Credit risk assessment AI models trained on unrepresentative datasets perpetuate and amplify historical financial inequities, producing discriminatory outcomes that violate anti-discrimination laws and harm underrepresented borrowers. Dataset diversity is the primary safeguard against training-data-driven bias.
Why A is Correct: According to ISACA AAIR bias and fairness guidance for financial AI, dataset diversity is the most important factor for supporting accurate and unbiased credit risk outcomes. A diverse dataset that represents the full population of potential borrowers—across demographics, income levels, credit histories, and geographies—enables the model to learn genuine risk relationships rather than proxies for protected characteristics. Without diversity, even technically sophisticated models perpetuate discriminatory patterns from historical data.
Why B is Wrong: Supervised learning is a modeling approach, not a data quality characteristic.
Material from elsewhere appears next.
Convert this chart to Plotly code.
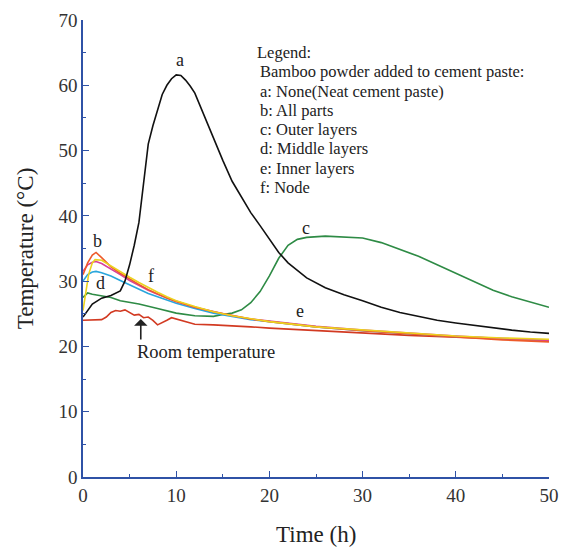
import plotly.graph_objects as go

# ---- data ----
t_a = [0, 0.5, 1, 2, 3, 4, 4.5, 5, 5.5, 6, 6.5, 7, 7.5, 8, 8.5, 9, 9.5, 10, 10.5, 11, 11.5, 12, 13, 14, 15, 16, 17, 18, 19, 20, 21, 22, 24, 26, 28, 30, 32, 34, 36, 38, 40, 42, 44, 46, 48, 50]
T_a = [24.5, 25.5, 26.5, 27.4, 27.8, 28.5, 30, 32.5, 35.5, 39, 45, 51, 53.8, 56.3, 58.6, 60, 61, 61.6, 61.5, 60.8, 59.9, 58.8, 55.3, 51.8, 48.5, 45.3, 42.8, 40.5, 38.5, 36.5, 34.4, 32.8, 30.5, 29, 27.9, 27, 26, 25.2, 24.6, 24, 23.6, 23.2, 22.8, 22.5, 22.2, 22.0]

t_c = [0, 0.5, 1, 2, 3, 4, 6, 8, 10, 12, 14, 15, 16, 17, 18, 19, 20, 21, 22, 23, 24, 26, 28, 30, 32, 34, 36, 38, 40, 42, 44, 46, 48, 50]
T_c = [27.5, 28.2, 28.0, 27.7, 27.5, 27.0, 26.5, 25.8, 25.1, 24.7, 24.6, 24.9, 25.1, 25.6, 26.7, 28.4, 30.8, 33.5, 35.5, 36.4, 36.7, 36.9, 36.8, 36.6, 35.9, 34.9, 33.8, 32.5, 31.2, 29.8, 28.6, 27.6, 26.8, 26.0]

t_bund = [0, 0.5, 1, 1.4, 2, 3, 4, 5, 6, 7, 8, 9, 10, 12, 14, 16, 18, 20, 25, 30, 35, 40, 45, 50]
T_b = [31.0, 32.8, 34.0, 34.4, 33.6, 32.2, 31.2, 30.3, 29.5, 28.7, 28.0, 27.4, 26.9, 26.0, 25.3, 24.7, 24.2, 23.8, 23.0, 22.4, 21.9, 21.4, 21.0, 20.7]
T_d = [30.0, 31.0, 31.4, 31.5, 31.3, 30.8, 30.1, 29.4, 28.7, 28.1, 27.6, 27.1, 26.6, 25.8, 25.1, 24.6, 24.1, 23.8, 23.0, 22.4, 21.9, 21.5, 21.2, 20.9]
T_f = [31.5, 32.5, 32.9, 33.0, 32.7, 31.9, 31.0, 30.1, 29.3, 28.6, 28.0, 27.4, 26.9, 26.0, 25.3, 24.7, 24.2, 23.9, 23.1, 22.5, 22.0, 21.6, 21.2, 20.9]

t_e = [0, 0.3, 0.6, 1, 1.3, 2, 3, 4, 5, 6, 7, 8, 9, 10, 12, 14, 16, 18, 20, 25, 30, 35, 40, 45, 50]
T_e = [25.5, 28.0, 31.0, 32.8, 33.3, 33.2, 32.3, 31.4, 30.6, 29.8, 29.0, 28.3, 27.6, 27.0, 26.1, 25.3, 24.7, 24.2, 23.8, 23.0, 22.5, 22.0, 21.6, 21.3, 21.1]

t_room = [0, 1, 2, 2.5, 3, 3.5, 4, 4.5, 5, 5.5, 6, 6.5, 7, 7.5, 8, 8.5, 9, 9.5, 10, 10.5, 11, 12, 14, 16, 18, 20, 25, 30, 35, 40, 45, 50]
T_room = [24.0, 24.0, 24.1, 24.5, 25.2, 25.5, 25.4, 25.6, 25.2, 24.8, 24.9, 24.4, 24.5, 24.0, 23.3, 23.6, 24.0, 24.4, 24.2, 24.0, 23.8, 23.4, 23.3, 23.2, 23.0, 22.8, 22.4, 22.0, 21.7, 21.4, 21.1, 20.9]

legend_lines = ["Legend:",
                "Bamboo powder added to cement paste:",
                "a: None(Neat cement paste)",
                "b: All parts",
                "c: Outer layers",
                "d: Middle layers",
                "e: Inner layers",
                "f: Node"]

curve_labels = [("a", 10.4, 63.9), ("b", 1.6, 36.1), ("c", 23.9, 38.1),
                ("d", 1.9, 29.7), ("e", 23.3, 25.4), ("f", 7.3, 30.8)]

FONT = "Liberation Serif, Times New Roman, serif"

fig = go.Figure()
series = [
    (t_room, T_room, "#d23a22"),
    (t_c, T_c, "#2e8b45"),
    (t_bund, T_d, "#2aa6dc"),
    (t_bund, T_f, "#d6409c"),
    (t_bund, T_b, "#ee5a2a"),
    (t_e, T_e, "#ecd21e"),
    (t_a, T_a, "#111111"),
]
for xs, ys, col in series:
    fig.add_trace(go.Scatter(x=xs, y=ys, mode="lines",
                             line=dict(color=col, width=1.6), showlegend=False))

ann = []
for i, txt in enumerate(legend_lines):
    ann.append(dict(x=18.5 if i == 0 else 18.8, y=65.0 - i * 2.95, text=txt,
                    xref="x", yref="y", xanchor="left", yanchor="middle",
                    showarrow=False, font=dict(family=FONT, size=16.5, color="#222")))
for lab, x, y in curve_labels:
    ann.append(dict(x=x, y=y, text=lab, xref="x", yref="y", showarrow=False,
                    font=dict(family=FONT, size=18, color="#222")))
ann.append(dict(x=13.2, y=19.1, text="Room temperature", xref="x", yref="y",
                showarrow=False, font=dict(family=FONT, size=18.5, color="#222")))
ann.append(dict(x=6.2, y=24.2, ax=0, ay=22, text="", xref="x", yref="y",
                showarrow=True, arrowhead=1, arrowsize=1.4, arrowwidth=1.6,
                arrowcolor="#222"))
# axis titles as annotations for exact placement
ann.append(dict(x=0.5, y=-0.125, xref="paper", yref="paper", text="Time (h)",
                showarrow=False, yanchor="middle",
                font=dict(family=FONT, size=23, color="#222")))
ann.append(dict(x=-0.123, y=0.5, xref="paper", yref="paper", text="Temperature (°C)",
                showarrow=False, textangle=-90, xanchor="center",
                font=dict(family=FONT, size=23, color="#222")))

axis_common = dict(showline=True, linecolor="#2f52a6", linewidth=1.5,
                   ticks="inside", ticklen=6, tickwidth=1.3, tickcolor="#2f52a6",
                   showgrid=False, zeroline=False, mirror=False, automargin=False,
                   tickfont=dict(family=FONT, size=19, color="#333"),
                   minor=dict(ticks="inside", ticklen=3, tickwidth=1.1, tickcolor="#2f52a6"))

fig.update_layout(
    width=561, height=547,
    margin=dict(l=83, r=12, t=20, b=70),
    paper_bgcolor="white", plot_bgcolor="white",
    annotations=ann,
    xaxis=dict(range=[0, 50], dtick=10, tick0=0, **axis_common),
    yaxis=dict(range=[0, 70], dtick=10, tick0=0, **axis_common),
)
fig.update_xaxes(minor_dtick=5)
fig.update_yaxes(minor_dtick=5)

fig.write_html("out.html")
The choice of supervised learning is appropriate for credit scoring but does not determine whether the training data is representative or unbiased.
Why C is Wrong: Synthetic data augmentation can supplement real data to address specific gaps but cannot substitute for diversity in the underlying real-world data. Synthetic data derived from biased real data may amplify rather than correct the original bias.
Why D is Wrong: Data normalization is a preprocessing technique that scales numerical features to comparable ranges to improve model convergence. It addresses technical modeling quality but has no effect on the representational diversity or demographic fairness of the dataset.